◆ Source data

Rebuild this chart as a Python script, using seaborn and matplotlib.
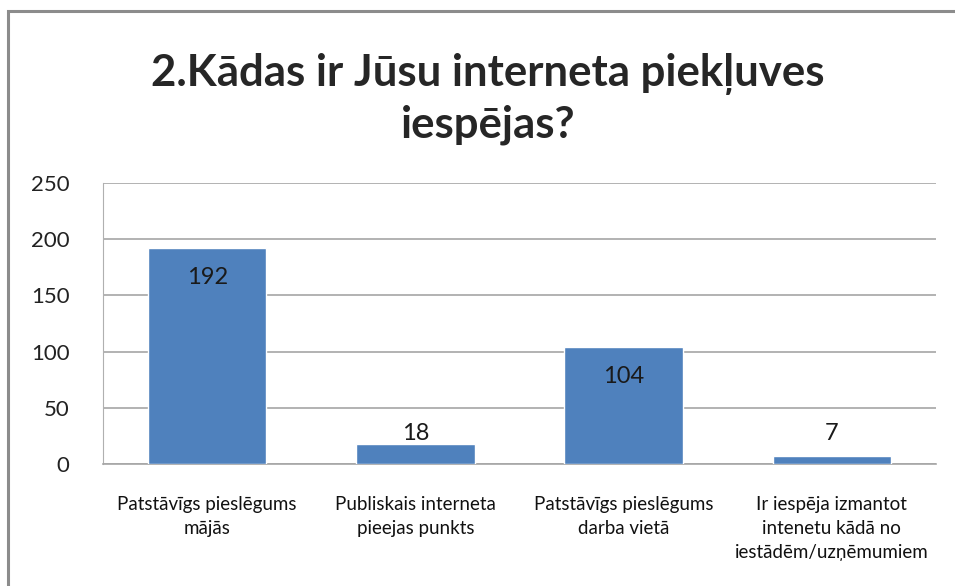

---

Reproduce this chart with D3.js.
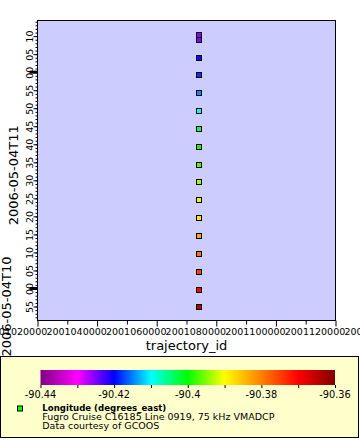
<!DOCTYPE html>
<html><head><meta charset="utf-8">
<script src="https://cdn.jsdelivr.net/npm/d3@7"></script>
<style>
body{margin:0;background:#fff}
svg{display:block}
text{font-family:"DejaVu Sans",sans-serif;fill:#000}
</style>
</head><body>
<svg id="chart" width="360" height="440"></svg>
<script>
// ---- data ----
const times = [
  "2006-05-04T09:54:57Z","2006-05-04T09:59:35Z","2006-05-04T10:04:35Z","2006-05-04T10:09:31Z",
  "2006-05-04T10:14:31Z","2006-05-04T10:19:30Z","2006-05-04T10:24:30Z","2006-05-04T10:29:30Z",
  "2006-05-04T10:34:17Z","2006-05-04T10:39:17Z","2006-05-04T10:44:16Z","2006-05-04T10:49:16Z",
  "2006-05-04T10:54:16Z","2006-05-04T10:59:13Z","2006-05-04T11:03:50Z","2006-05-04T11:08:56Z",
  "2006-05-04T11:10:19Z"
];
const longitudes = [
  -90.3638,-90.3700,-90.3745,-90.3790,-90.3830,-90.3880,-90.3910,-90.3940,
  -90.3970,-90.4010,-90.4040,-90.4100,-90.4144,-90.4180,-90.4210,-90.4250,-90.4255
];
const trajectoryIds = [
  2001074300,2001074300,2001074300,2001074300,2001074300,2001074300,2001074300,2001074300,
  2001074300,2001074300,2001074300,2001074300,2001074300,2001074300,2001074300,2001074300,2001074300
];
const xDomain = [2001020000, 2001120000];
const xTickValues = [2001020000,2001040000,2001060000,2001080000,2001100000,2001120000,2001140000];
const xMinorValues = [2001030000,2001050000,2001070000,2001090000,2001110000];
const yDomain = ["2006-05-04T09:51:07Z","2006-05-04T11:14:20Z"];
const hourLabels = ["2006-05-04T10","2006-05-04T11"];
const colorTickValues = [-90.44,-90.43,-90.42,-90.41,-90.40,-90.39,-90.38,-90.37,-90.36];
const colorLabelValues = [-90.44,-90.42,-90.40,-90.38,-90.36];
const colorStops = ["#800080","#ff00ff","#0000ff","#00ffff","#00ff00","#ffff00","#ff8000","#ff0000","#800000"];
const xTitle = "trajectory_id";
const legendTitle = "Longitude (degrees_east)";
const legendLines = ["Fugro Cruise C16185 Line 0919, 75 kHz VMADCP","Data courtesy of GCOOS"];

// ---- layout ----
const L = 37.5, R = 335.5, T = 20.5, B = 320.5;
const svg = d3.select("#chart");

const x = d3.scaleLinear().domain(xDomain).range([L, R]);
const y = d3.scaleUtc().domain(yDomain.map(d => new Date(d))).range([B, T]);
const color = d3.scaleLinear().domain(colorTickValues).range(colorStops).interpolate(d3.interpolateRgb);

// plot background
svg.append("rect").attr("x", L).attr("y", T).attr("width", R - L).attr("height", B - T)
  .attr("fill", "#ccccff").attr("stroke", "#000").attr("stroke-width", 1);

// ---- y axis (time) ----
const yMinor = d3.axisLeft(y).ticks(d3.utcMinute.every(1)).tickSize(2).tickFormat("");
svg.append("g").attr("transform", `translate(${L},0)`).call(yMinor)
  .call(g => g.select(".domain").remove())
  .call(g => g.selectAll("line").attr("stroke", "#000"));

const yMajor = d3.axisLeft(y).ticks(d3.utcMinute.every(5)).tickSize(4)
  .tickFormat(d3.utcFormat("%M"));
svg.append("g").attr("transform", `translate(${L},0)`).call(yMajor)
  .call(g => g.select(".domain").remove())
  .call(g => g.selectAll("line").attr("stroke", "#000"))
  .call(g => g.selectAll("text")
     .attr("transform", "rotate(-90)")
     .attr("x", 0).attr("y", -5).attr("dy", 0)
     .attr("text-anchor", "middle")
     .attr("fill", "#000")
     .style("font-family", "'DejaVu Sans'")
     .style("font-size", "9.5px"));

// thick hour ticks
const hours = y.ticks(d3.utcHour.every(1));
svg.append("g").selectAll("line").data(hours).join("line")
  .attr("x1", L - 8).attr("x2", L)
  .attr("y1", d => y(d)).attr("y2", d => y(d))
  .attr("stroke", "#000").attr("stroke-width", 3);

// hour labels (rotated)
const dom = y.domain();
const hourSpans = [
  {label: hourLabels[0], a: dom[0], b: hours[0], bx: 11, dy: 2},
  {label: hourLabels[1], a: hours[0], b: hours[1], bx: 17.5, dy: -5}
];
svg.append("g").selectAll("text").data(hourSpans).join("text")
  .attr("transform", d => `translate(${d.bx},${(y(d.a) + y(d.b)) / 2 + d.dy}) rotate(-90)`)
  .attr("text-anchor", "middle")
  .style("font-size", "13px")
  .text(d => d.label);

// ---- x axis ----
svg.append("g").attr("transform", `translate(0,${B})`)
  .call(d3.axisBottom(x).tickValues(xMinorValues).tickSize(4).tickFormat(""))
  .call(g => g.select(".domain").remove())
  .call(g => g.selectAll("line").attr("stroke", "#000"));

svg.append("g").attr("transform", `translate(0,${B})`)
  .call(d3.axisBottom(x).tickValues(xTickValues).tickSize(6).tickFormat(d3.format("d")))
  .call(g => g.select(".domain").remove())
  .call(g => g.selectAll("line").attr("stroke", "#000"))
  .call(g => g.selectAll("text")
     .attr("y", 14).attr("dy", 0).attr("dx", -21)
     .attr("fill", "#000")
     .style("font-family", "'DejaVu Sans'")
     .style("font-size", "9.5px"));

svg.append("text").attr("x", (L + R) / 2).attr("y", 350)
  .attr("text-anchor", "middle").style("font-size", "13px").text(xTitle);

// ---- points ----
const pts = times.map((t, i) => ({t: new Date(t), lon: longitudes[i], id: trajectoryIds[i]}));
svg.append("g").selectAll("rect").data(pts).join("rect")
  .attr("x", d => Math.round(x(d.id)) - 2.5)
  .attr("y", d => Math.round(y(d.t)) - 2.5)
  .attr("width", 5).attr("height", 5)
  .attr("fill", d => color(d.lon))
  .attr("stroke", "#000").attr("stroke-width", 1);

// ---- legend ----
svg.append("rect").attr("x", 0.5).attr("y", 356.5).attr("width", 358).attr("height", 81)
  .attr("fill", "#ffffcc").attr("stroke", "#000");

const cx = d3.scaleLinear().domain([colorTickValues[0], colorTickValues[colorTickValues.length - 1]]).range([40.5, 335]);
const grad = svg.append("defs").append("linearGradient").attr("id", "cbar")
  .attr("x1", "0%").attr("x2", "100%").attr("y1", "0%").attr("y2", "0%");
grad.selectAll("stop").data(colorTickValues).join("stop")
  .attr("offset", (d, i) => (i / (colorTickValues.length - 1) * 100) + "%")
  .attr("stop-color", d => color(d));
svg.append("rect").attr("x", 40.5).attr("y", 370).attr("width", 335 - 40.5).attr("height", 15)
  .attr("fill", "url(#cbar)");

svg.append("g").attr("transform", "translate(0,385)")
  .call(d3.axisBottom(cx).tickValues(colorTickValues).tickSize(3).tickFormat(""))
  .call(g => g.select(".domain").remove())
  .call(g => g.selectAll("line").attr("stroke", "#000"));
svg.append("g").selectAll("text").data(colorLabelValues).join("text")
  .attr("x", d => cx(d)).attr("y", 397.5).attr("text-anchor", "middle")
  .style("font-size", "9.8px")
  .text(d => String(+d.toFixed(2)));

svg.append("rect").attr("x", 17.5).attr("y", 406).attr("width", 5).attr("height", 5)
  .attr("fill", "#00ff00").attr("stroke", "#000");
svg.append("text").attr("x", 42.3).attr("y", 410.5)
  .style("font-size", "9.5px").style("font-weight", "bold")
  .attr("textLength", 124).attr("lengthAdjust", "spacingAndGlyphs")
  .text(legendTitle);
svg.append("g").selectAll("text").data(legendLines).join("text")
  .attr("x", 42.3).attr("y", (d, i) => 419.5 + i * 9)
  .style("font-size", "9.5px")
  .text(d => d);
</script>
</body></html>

◆ Task description
Which lines contain "this"? Copy each of them out.

◆ Solution to the exercise
Rebuild this chart as a Python script, using seaborn and matplotlib.
Reproduce this chart with D3.js.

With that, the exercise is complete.